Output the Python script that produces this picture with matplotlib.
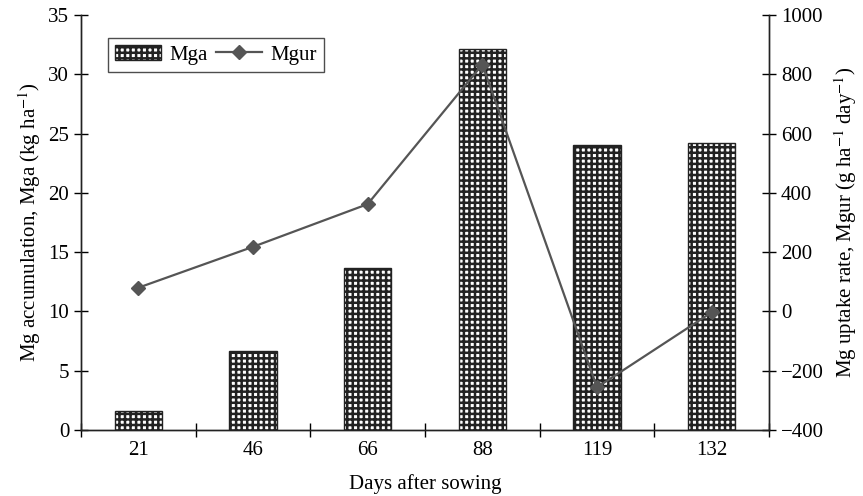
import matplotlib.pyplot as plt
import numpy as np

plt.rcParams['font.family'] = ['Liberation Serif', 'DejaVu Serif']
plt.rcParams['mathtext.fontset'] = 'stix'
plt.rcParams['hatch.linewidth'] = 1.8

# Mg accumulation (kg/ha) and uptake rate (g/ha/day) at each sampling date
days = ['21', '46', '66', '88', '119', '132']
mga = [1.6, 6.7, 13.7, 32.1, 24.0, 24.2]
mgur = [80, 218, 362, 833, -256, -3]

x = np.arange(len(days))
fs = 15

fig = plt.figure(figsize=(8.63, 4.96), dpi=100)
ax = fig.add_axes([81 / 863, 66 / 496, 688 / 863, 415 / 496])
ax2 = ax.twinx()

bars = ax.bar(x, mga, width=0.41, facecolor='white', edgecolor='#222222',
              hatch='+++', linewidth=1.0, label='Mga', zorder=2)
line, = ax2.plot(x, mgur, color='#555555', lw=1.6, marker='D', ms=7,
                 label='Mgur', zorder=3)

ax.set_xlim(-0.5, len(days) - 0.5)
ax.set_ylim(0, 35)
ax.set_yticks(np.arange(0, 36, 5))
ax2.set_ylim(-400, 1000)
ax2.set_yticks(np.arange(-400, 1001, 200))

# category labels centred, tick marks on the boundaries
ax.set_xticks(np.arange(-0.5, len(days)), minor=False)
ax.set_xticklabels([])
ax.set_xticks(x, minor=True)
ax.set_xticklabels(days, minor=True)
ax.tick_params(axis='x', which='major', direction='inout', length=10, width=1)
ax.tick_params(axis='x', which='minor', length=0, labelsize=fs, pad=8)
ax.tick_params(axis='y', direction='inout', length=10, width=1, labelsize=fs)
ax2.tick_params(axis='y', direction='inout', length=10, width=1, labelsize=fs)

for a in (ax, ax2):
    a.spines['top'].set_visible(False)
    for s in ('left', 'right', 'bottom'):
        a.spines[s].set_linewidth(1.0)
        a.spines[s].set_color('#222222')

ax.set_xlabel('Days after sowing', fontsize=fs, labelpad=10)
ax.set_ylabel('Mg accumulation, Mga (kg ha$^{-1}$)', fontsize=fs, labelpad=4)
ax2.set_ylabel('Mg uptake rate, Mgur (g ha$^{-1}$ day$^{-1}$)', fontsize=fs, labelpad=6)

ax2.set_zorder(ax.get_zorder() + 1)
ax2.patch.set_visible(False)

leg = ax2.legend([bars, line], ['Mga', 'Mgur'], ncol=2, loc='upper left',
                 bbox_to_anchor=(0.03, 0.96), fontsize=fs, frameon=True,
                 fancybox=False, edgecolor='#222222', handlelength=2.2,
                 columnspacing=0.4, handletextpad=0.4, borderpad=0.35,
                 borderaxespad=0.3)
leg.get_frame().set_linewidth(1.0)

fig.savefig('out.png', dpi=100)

______

_Task to carry out_:
Copy every line of the material in which the word "matplotlib" occurs.

_Task solution_:
Output the Python script that produces this picture with matplotlib.
import matplotlib.pyplot as plt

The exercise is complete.